Retype only the lines below from the one with "Reproduce this chart with Plotly." to the one with "7.45, 2.72, 6.34]", inclusive, skipping every image.

--- Start DATASET RECORDS ---

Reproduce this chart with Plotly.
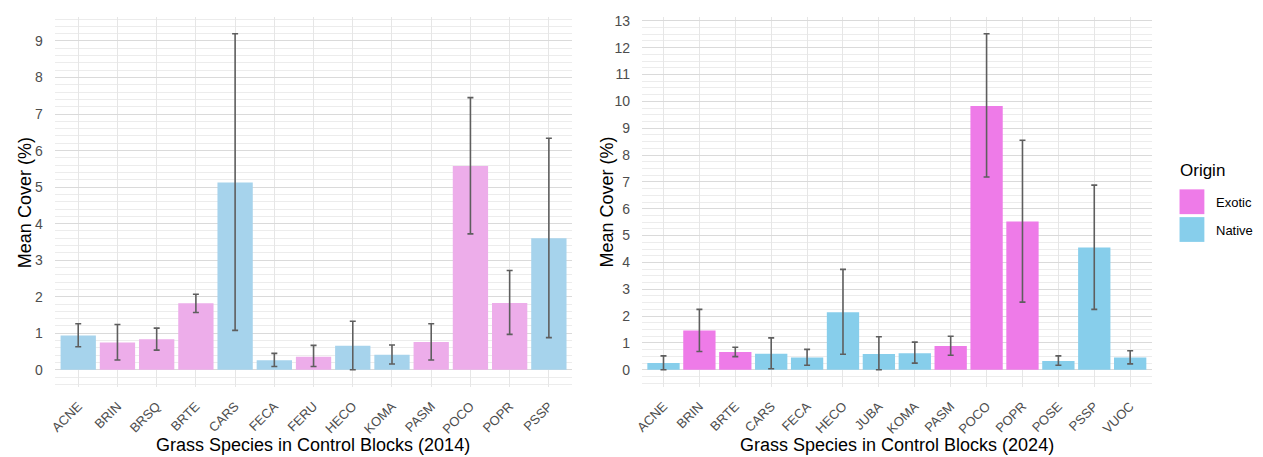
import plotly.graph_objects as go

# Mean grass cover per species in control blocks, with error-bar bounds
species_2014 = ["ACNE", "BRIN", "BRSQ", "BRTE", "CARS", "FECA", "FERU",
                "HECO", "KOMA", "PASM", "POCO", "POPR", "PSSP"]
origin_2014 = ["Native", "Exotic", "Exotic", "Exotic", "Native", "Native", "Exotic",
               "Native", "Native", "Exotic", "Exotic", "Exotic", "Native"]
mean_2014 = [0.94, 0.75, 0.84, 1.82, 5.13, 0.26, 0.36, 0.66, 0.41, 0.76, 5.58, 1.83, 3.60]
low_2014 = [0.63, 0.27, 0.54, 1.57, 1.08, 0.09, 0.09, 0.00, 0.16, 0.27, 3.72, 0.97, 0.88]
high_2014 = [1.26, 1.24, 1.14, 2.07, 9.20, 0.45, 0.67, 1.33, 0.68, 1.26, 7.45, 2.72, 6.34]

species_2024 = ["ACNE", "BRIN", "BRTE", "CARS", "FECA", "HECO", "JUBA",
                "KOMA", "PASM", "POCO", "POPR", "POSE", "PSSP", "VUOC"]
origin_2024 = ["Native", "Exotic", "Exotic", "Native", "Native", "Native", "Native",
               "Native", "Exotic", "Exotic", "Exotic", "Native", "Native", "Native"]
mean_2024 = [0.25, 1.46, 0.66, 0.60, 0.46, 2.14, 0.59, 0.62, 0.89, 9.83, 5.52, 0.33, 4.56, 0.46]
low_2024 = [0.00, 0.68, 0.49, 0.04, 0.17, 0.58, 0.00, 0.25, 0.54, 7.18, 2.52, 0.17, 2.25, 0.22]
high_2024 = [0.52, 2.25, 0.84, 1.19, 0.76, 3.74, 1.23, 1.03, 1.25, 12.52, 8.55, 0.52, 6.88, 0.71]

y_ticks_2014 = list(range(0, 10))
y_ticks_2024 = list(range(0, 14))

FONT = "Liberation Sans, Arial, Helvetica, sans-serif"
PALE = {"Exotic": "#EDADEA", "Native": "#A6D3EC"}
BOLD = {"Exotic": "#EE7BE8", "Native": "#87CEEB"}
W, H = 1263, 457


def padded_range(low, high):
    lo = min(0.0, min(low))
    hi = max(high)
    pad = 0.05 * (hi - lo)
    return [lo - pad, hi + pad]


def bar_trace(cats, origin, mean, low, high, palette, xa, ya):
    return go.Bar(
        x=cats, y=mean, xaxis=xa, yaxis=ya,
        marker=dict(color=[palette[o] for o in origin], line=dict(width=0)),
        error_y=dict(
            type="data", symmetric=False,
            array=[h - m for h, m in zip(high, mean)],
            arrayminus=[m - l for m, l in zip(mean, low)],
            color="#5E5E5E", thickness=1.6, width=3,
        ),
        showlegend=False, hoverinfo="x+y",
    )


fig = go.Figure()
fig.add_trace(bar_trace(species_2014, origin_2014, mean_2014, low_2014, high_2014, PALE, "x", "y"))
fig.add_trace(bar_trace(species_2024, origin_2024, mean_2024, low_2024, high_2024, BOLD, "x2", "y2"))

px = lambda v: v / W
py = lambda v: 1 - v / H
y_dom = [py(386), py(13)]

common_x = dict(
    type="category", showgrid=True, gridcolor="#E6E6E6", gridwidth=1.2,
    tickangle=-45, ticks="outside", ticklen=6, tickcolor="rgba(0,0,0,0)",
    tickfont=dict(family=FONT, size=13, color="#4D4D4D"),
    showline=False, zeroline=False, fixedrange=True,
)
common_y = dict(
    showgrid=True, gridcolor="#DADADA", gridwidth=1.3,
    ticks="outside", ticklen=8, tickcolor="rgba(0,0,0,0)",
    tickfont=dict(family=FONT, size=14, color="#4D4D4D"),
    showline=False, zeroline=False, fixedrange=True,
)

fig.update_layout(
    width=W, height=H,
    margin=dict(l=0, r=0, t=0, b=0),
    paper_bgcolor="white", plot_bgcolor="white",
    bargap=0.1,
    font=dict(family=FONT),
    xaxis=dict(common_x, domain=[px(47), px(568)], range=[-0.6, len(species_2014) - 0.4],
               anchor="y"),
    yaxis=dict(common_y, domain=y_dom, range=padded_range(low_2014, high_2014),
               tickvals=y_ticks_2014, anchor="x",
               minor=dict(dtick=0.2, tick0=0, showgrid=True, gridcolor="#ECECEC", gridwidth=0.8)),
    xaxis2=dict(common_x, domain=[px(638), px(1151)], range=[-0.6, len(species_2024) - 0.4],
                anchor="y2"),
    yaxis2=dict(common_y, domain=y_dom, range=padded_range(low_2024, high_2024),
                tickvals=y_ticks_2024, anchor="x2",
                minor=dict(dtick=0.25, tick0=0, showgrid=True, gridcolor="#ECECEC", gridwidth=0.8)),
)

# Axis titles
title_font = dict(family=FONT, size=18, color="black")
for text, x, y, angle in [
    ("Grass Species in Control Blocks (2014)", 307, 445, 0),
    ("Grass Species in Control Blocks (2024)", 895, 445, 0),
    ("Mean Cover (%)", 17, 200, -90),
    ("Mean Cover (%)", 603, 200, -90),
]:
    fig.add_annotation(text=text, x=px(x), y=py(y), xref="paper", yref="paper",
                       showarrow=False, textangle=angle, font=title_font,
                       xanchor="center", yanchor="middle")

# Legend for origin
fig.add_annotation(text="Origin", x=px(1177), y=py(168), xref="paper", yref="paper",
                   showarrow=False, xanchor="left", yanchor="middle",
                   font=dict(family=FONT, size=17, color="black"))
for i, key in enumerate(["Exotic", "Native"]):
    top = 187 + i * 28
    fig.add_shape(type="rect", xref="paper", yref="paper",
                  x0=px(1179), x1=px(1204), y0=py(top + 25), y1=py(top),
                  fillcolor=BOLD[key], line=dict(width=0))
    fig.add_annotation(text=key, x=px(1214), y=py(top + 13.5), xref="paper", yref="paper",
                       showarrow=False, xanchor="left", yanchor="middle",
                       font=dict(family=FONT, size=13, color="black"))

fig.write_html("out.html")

--- End DATASET RECORDS ---
--- Start DATASET RECORDS ---

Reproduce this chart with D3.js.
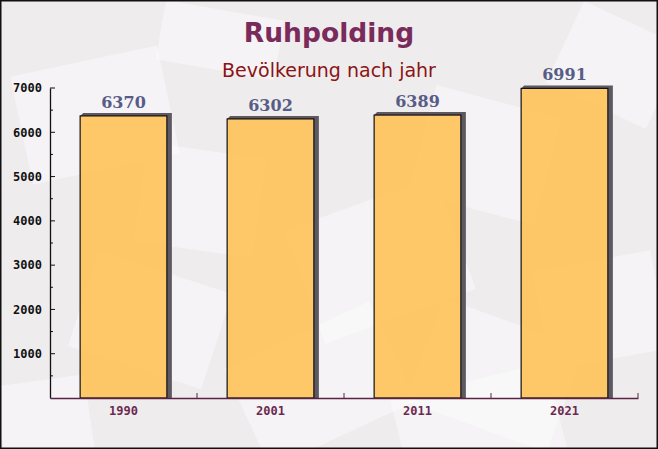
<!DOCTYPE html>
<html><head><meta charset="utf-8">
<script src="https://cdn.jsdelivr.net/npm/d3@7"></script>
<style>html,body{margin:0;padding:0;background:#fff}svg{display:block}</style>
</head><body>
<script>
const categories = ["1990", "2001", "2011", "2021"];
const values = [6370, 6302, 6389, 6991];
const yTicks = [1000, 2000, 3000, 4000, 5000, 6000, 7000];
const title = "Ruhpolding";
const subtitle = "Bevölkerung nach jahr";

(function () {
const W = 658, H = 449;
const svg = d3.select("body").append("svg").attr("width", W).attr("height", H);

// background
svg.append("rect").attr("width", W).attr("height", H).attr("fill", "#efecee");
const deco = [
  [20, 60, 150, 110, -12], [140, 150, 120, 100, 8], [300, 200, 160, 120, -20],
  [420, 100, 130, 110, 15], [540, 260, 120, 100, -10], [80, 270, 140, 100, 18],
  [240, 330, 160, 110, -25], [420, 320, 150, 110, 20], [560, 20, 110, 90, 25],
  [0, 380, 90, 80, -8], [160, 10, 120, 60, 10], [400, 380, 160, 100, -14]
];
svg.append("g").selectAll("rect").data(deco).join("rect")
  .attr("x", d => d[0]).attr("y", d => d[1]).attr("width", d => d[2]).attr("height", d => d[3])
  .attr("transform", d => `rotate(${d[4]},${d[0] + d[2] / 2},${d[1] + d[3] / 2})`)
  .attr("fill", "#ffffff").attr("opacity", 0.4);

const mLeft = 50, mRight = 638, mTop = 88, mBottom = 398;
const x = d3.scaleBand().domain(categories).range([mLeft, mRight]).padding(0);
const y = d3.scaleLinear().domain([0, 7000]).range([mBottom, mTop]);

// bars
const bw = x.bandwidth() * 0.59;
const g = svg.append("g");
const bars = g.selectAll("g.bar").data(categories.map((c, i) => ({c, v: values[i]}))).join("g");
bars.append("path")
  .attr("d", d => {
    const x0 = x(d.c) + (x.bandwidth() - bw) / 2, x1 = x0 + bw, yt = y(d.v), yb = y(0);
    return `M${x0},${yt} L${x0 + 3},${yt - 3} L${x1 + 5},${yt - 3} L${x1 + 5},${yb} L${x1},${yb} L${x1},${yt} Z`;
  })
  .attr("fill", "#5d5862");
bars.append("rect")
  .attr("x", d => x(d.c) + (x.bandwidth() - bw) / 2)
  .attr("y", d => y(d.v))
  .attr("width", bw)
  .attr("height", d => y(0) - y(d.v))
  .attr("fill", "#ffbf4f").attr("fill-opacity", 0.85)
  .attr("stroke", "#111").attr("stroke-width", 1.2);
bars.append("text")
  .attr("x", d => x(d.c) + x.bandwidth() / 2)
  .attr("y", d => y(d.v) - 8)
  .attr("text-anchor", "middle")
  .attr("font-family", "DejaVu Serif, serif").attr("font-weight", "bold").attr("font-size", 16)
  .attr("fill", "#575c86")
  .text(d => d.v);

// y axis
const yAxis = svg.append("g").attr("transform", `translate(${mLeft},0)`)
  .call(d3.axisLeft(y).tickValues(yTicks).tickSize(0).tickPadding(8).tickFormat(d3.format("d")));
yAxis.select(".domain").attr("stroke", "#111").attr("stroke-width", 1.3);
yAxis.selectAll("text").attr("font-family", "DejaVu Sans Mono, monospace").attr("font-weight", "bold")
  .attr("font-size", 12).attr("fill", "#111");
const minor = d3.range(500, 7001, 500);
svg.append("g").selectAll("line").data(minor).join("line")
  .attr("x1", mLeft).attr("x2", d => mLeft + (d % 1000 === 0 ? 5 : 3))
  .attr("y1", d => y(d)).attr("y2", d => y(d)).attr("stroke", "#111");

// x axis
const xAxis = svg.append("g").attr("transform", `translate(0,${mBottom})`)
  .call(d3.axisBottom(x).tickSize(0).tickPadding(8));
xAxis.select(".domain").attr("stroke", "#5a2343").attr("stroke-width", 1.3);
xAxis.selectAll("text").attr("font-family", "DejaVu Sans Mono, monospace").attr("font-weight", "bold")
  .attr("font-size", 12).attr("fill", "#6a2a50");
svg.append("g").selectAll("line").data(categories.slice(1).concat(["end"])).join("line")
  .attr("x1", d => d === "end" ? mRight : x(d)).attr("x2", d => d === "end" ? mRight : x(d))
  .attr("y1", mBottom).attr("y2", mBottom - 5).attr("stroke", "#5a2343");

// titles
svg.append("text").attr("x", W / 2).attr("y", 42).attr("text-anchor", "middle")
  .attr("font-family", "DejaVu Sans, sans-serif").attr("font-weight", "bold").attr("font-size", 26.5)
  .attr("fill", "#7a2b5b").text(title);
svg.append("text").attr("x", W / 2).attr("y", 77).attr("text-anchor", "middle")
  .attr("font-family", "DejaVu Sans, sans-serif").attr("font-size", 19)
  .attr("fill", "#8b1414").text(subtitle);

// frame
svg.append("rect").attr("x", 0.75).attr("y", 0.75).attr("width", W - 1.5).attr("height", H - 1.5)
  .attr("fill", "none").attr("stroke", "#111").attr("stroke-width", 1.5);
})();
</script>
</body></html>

--- End DATASET RECORDS ---

### CORRECT RESPONSE:
Reproduce this chart with Plotly.
import plotly.graph_objects as go

# Mean grass cover per species in control blocks, with error-bar bounds
species_2014 = ["ACNE", "BRIN", "BRSQ", "BRTE", "CARS", "FECA", "FERU",
                "HECO", "KOMA", "PASM", "POCO", "POPR", "PSSP"]
origin_2014 = ["Native", "Exotic", "Exotic", "Exotic", "Native", "Native", "Exotic",
               "Native", "Native", "Exotic", "Exotic", "Exotic", "Native"]
mean_2014 = [0.94, 0.75, 0.84, 1.82, 5.13, 0.26, 0.36, 0.66, 0.41, 0.76, 5.58, 1.83, 3.60]
low_2014 = [0.63, 0.27, 0.54, 1.57, 1.08, 0.09, 0.09, 0.00, 0.16, 0.27, 3.72, 0.97, 0.88]
high_2014 = [1.26, 1.24, 1.14, 2.07, 9.20, 0.45, 0.67, 1.33, 0.68, 1.26, 7.45, 2.72, 6.34]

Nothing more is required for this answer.